Here’s another reason for men to be wary of taking testosterone, especially if it’s not medically indicated: It may increase the risk of rare but life-threatening blood clots, according to a 2019 study published online in JAMA Internal Medicine. For the study, researchers analyzed insurance records from 39,622 men (average age 57) who experienced a venous thromboembolism (VTE) between 2011 and 2017. A VTE occurs when a blood clot forms in a vein, usually a deep vein in the legs, and travels to the lungs, causing a pulmonary embolism.
Having used testosterone in the previous six months more than doubled the risk of developing a VTE, compared with not having taken testosterone within six months (though the overall risk of these clots is low to begin with). This was true regardless of how the testosterone was administered—gel, patch, or intramuscular injection.
It’s not clear how testosterone may raise the risk of clots, but one idea is that it increases the proportion of red blood cells in the blood, making the blood more viscous. Prescription testosterone has already been linked with a higher risk of heart attack and stroke, prompting the FDA to issue warnings about it in 2014 and 2015; yet sales of the therapy have remained relatively high.

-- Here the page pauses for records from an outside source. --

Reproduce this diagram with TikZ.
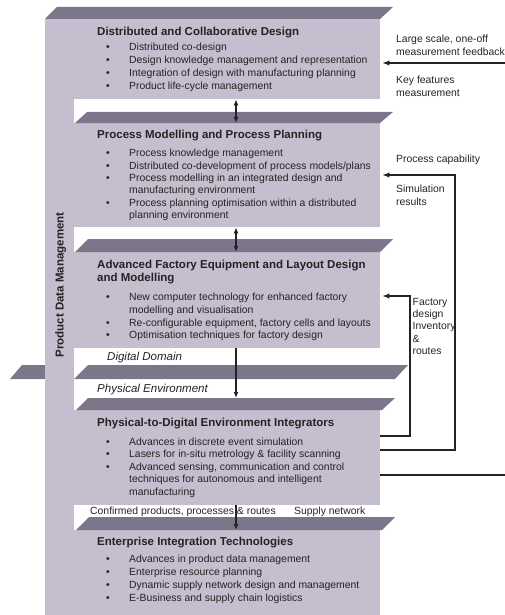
\documentclass[tikz,border=0pt]{standalone}
\usepackage{fontspec}
\setmainfont{Liberation Sans}
\usetikzlibrary{positioning,arrows.meta}
\definecolor{layer}{RGB}{196,190,206}
\definecolor{slabgray}{RGB}{124,118,138}
\definecolor{ink}{RGB}{35,35,35}
\newcommand{\itemdot}{\makebox[23pt][l]{\textbullet}}
\newcommand{\itemcont}{\hspace*{23pt}}

\tikzset{
  body/.style={fill=layer, draw=none, anchor=north west, inner sep=0pt, minimum width=335pt},
  slabbar/.style={fill=slabgray, draw=none},
  title/.style={font=\fontsize{11.5}{13}\selectfont\bfseries, anchor=base west, inner sep=0pt, text=ink, align=left},
  itemlist/.style={font=\fontsize{10.4}{#1}\selectfont, anchor=north west, inner sep=0pt, align=left, text=ink},
  note/.style={font=\fontsize{10.4}{#1}\selectfont, anchor=north west, inner sep=0pt, align=left, text=ink},
  realmlabel/.style={font=\fontsize{11.5}{13}\selectfont\itshape, anchor=base west, inner sep=0pt, text=ink},
  flow/.style={draw=ink, line width=1.2pt, -{Latex[length=6pt,width=5pt]}},
  both/.style={draw=ink, line width=1.2pt, {Latex[length=6pt,width=5pt]}-{Latex[length=6pt,width=5pt]}},
  link/.style={draw=ink, line width=1.3pt, -{Latex[length=7pt,width=5.5pt]}},
}

\begin{document}
\begin{tikzpicture}[x=1pt,y=-1pt]
  \useasboundingbox (0,0) rectangle (504,615);

  % divider between digital and physical side, behind the column
  \fill[slabbar] (10,379) -- (45,379) -- (45,365) -- (22,365) -- cycle;
  \fill[slabbar] (74,379) -- (395,379) -- (408,365) -- (88,365) -- cycle;

  % layers and the product data column
  \node[body, minimum width=29pt, minimum height=596pt] (pdm) at (45,19) {};
  \node[body, minimum height=80pt] (dcd) at (45,19) {};
  \node[body, minimum height=104pt] (pm) at (45,123) {};
  \node[body, minimum height=96pt] (afe) at (45,252) {};
  \node[body, minimum height=95pt] (pdi) at (45,410) {};
  \node[body, minimum height=85pt] (eit) at (45,530) {};

  % top faces
  \fill[slabbar] (45,19) -- (380,19) -- (393,7) -- (57,7) -- cycle;
  \fill[slabbar] (75,123) -- (380,123) -- (393,112) -- (87,112) -- cycle;
  \fill[slabbar] (75,252) -- (380,252) -- (393,239) -- (88,239) -- cycle;
  \fill[slabbar] (76,410) -- (382,410) -- (395,398) -- (88,398) -- cycle;
  \fill[slabbar] (76,530) -- (382,530) -- (395,517) -- (89,517) -- cycle;

  \node[font=\fontsize{11.5}{13}\selectfont\bfseries, text=ink, rotate=90, anchor=base, inner sep=0pt]
    (pdm-label) at (63.5,285) {Product Data Management};

  % Distributed and Collaborative Design
  \node[title] (dcd-title) at (97,36) {Distributed and Collaborative Design};
  \node[itemlist=12.9] (dcd-list) at (106,43) {%
    \itemdot Distributed co-design\\
    \itemdot Design knowledge management and representation\\
    \itemdot Integration of design with manufacturing planning\\
    \itemdot Product life-cycle management};

  % Process Modelling and Process Planning
  \node[title] (pm-title) at (97,139) {Process Modelling and Process Planning};
  \node[itemlist=12.35] (pm-list) at (106,149.2) {%
    \itemdot Process knowledge management\\
    \itemdot Distributed co-development of process models/plans\\
    \itemdot Process modelling in an integrated design and\\
    \itemcont manufacturing environment\\
    \itemdot Process planning optimisation within a distributed\\
    \itemcont planning environment};

  % Advanced Factory Equipment and Layout Design and Modelling
  \node[title, anchor=north west] (afe-title) at (97,259.6) {Advanced Factory Equipment and Layout Design\\and Modelling};
  \node[itemlist=12.6] (afe-list) at (106,293.2) {%
    \itemdot New computer technology for enhanced factory\\
    \itemcont modelling and visualisation\\
    \itemdot Re-configurable equipment, factory cells and layouts\\
    \itemdot Optimisation techniques for factory design};

  \node[realmlabel] (digital) at (107,360) {Digital Domain};
  \node[realmlabel] (physical) at (97,392) {Physical Environment};

  % Physical-to-Digital Environment Integrators
  \node[title] (pdi-title) at (97,426) {Physical-to-Digital Environment Integrators};
  \node[itemlist=12.5] (pdi-list) at (106,437.6) {%
    \itemdot Advances in discrete event simulation\\
    \itemdot Lasers for in-situ metrology \& facility scanning\\
    \itemdot Advanced sensing, communication and control\\
    \itemcont techniques for autonomous and intelligent\\
    \itemcont manufacturing};

  \node[font=\fontsize{10.4}{12.7}\selectfont, text=ink, anchor=base west, inner sep=0pt]
    (confirmed) at (90,514.5) {Confirmed products, processes \& routes};
  \node[font=\fontsize{10.4}{12.7}\selectfont, text=ink, anchor=base west, inner sep=0pt]
    (supply) at (294,514.5) {Supply network};

  % Enterprise Integration Technologies
  \node[title] (eit-title) at (97,545) {Enterprise Integration Technologies};
  \node[itemlist=13] (eit-list) at (106,554.9) {%
    \itemdot Advances in product data management\\
    \itemdot Enterprise resource planning\\
    \itemdot Dynamic supply network design and management\\
    \itemdot E-Business and supply chain logistics};

  % flow between the layers
  \coordinate (axis) at (236,0);
  \draw[both] (dcd.south -| axis) -- (pm.north -| axis);
  \draw[both] (pm.south -| axis) -- (afe.north -| axis);
  \draw[flow] (afe.south -| axis) -- ([yshift=12pt]pdi.north -| axis);
  \draw[flow] (pdi.south -| axis) -- (eit.north -| axis);

  % feedback loops on the right
  \coordinate (meas) at (512,63);
  \coordinate (meas-in) at (512,475);
  \coordinate (cap) at (455,175);
  \coordinate (cap-in) at (455,450);
  \coordinate (fac) at (410,296);
  \coordinate (fac-in) at (410,436);
  \draw[link] (pdi.east |- meas-in) -- (meas-in) -- (meas) -- ([xshift=2pt]dcd.east |- meas);
  \draw[link] (pdi.east |- cap-in) -- (cap-in) -- (cap) -- ([xshift=2pt]pm.east |- cap);
  \draw[link] (pdi.east |- fac-in) -- (fac-in) -- (fac) -- ([xshift=2pt]afe.east |- fac);

  \node[note=13] (large) at (396,35) {Large scale, one-off\\measurement feedback};
  \node[note=13] (key) at (396,76) {Key features\\measurement};
  \node[note=12.4] (capability) at (396,155) {Process capability};
  \node[note=12.4] (simulation) at (396,185.2) {Simulation\\results};
  \node[note=12.2] (factory) at (412.5,298.2) {Factory\\design\\Inventory\\\&\\routes};
\end{tikzpicture}
\end{document}
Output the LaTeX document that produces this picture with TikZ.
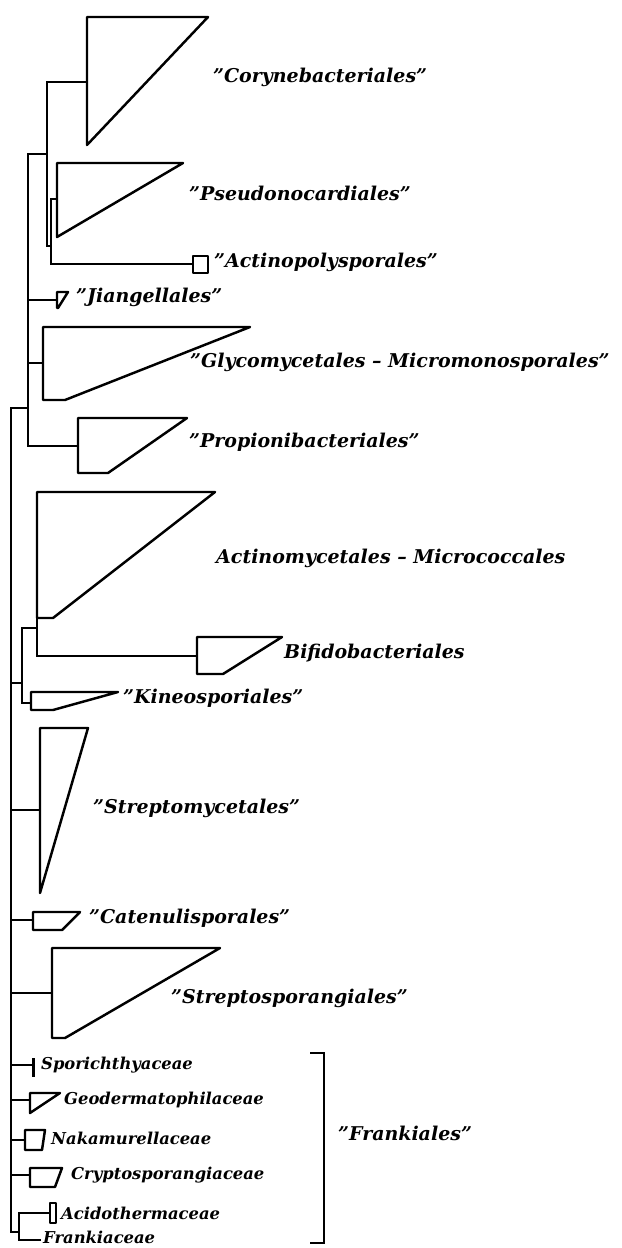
\documentclass[tikz,border=0pt]{standalone}
\usepackage{fontspec}
\setmainfont{DejaVu Serif}
% collapsed clade: left x, top y, bottom y, top right x, bottom right x
\newcommand\clade[5]{\draw[cladeshape] (#1,#2) -- (#4,#2) -- (#5,#3) -- (#1,#3) -- cycle;}

\begin{document}
\begin{tikzpicture}[x=0.02cm,y=-0.02cm,line width=1.4pt,line cap=rect]
  \tikzset{
    cladeshape/.style={draw, line join=round, line cap=butt},
    order/.style={anchor=west, inner sep=0pt, font=\bfseries\itshape\fontsize{10.8}{12}\selectfont},
    family/.style={anchor=west, inner sep=0pt, font=\bfseries\itshape\fontsize{9.3}{10}\selectfont}}
  \useasboundingbox (0,0) rectangle (622,1248);

  % Internal nodes (x of the vertical bar, y where it hangs from its parent).
  \coordinate (root) at (11,408);
  \coordinate (n1) at (28,408);
  \coordinate (n4) at (47,154);
  \coordinate (n5) at (51,246);
  \coordinate (n2) at (22,683);
  \coordinate (n6) at (37,628);
  \coordinate (n3) at (19,1232);

  % Where each clade hangs.
  \coordinate (cory) at (87,82);
  \coordinate (pseu) at (57,199);
  \coordinate (acpo) at (193,264);
  \coordinate (jian) at (57,300);
  \coordinate (glyc) at (43,363);
  \coordinate (prop) at (78,446);
  \coordinate (acmi) at (37,618);
  \coordinate (bifi) at (197,656);
  \coordinate (kine) at (31,703);
  \coordinate (stmy) at (40,810);
  \coordinate (cate) at (33,920);
  \coordinate (stsp) at (52,993);
  \coordinate (spor) at (33,1065);
  \coordinate (geod) at (30,1100);
  \coordinate (naka) at (25,1140);
  \coordinate (cryp) at (30,1175);
  \coordinate (acid) at (50,1213);
  \coordinate (fran) at (40,1240);

  % Branches.
  \foreach \c in {n1,n2,stmy,cate,stsp,spor,geod,naka,cryp,n3}
    \draw (root) |- (\c);
  \foreach \c in {n4,jian,glyc,prop}
    \draw (n1) |- (\c);
  \draw (n4) |- (cory);
  \draw (n4) |- (n5);
  \draw (n5) |- (pseu);
  \draw (n5) |- (acpo);
  \draw (n2) |- (n6);
  \draw (n2) |- (kine);
  \draw (n6) |- (acmi);
  \draw (n6) |- (bifi);
  \draw (n3) |- (acid);
  \draw (n3) |- (fran);

  % Collapsed clades.
  \clade{87}{17}{145}{208}{87}
  \clade{57}{163}{237}{183}{57}
  \clade{193}{256}{273}{208}{208}
  \clade{57}{292}{308}{68}{58}
  \clade{43}{327}{400}{250}{65}
  \clade{78}{418}{473}{187}{108}
  \clade{37}{492}{618}{215}{53}
  \clade{197}{637}{674}{282}{223}
  \clade{31}{692}{710}{118}{53}
  \clade{40}{728}{893}{88}{40}
  \clade{33}{912}{930}{80}{62}
  \clade{52}{948}{1038}{220}{65}
  \fill (31.5,1058) rectangle (35,1077);
  \clade{30}{1093}{1113}{60}{30}
  \clade{25}{1130}{1150}{45}{42}
  \clade{30}{1168}{1187}{62}{55}
  \clade{50}{1203}{1223}{56}{56}

  % Labels.
  \node[order] (lcory) at (212,77) {"Corynebacteriales"};
  \node[order] (lpseu) at (188,193) {"Pseudonocardiales"};
  \node[order] (lacpo) at (213,262) {"Actinopolysporales"};
  \node[order] (ljian) at (75,297) {"Jiangellales"};
  \node[order] (lglyc) at (189,362) {"Glycomycetales -- Micromonosporales"};
  \node[order] (lprop) at (188,442) {"Propionibacteriales"};
  \node[order] (lacmi) at (215,558) {Actinomycetales -- Micrococcales};
  \node[order] (lbifi) at (283,653) {Bifidobacteriales};
  \node[order] (lkine) at (122,698) {"Kineosporiales"};
  \node[order] (lstmy) at (92,808) {"Streptomycetales"};
  \node[order] (lcate) at (88,918) {"Catenulisporales"};
  \node[order] (lstsp) at (170,998) {"Streptosporangiales"};
  \node[family] (lspor) at (40,1065) {Sporichthyaceae};
  \node[family] (lgeod) at (63,1100) {Geodermatophilaceae};
  \node[family] (lnaka) at (50,1138) {Nakamurellaceae};
  \node[family] (lcryp) at (70,1175) {Cryptosporangiaceae};
  \node[family] (lacid) at (60,1213) {Acidothermaceae};
  \node[family] (lfran) at (42,1237) {Frankiaceae};

  % Bracket round the families.
  \draw[line cap=butt] (310,1053) -- (324,1053) -- (324,1243) -- (310,1243);
  \node[order] (lfrk) at (337,1133) {"Frankiales"};
\end{tikzpicture}
\end{document}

If you are considering testosterone therapy, talk to your doctor and weigh the perceived benefits of therapy against the potential risks for your particular situation. Also, don’t overlook lifestyle interventions that may address some low-testosterone symptoms; for example, switching to a healthier diet, losing excess weight, incorporating a regular exercise routine into your day, and addressing any sleep or psychological issues you may have.